Pero si criticas al profesional que usa incorrectamente el lenguaje, entonces eres un pedante y un cansino.
Y si haces un poco de guasa con las peculiaridades del lenguaje de la calle, eres también una mala persona que se ríe de los demás.

Al margen de esto, creo que la mayoría no somos muy conscientes de que nuestra manera de expresarnos, al hablar y al escribir, es una carta de presentación que dice de nosotros tanto como nuestra forma de vestir y nuestros modales.
Por eso todos, en todos los ámbitos de la vida, deberíamos aspirar a conocer el lenguaje lo mejor posible y a usarlo con toda corrección, pues eso nos dará prestigio y proyectará una buena imagen de nuestra persona.

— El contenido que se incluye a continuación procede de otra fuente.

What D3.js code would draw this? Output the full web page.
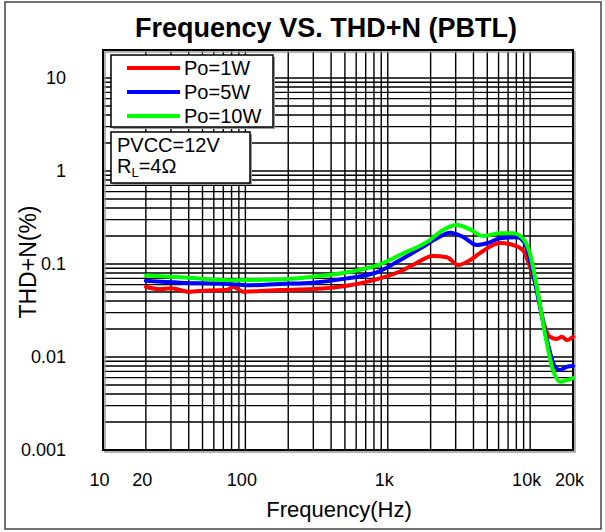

Lo contrario nos hará parecer poco preparados, descuidados y negligentes, con el perjuicio que esto implica, sobre todo en el terreno profesional, sea cual sea.

Y no, no hace falta que nuestros interlocutores sean eruditos ni académicos para que aprecien el buen hablar y el bien escribir. La corrección y el esmero en el uso del lenguaje es algo que el hablante percibe de manera intuitiva, aunque no pueda dar razones técnicas,  ni falta que hace.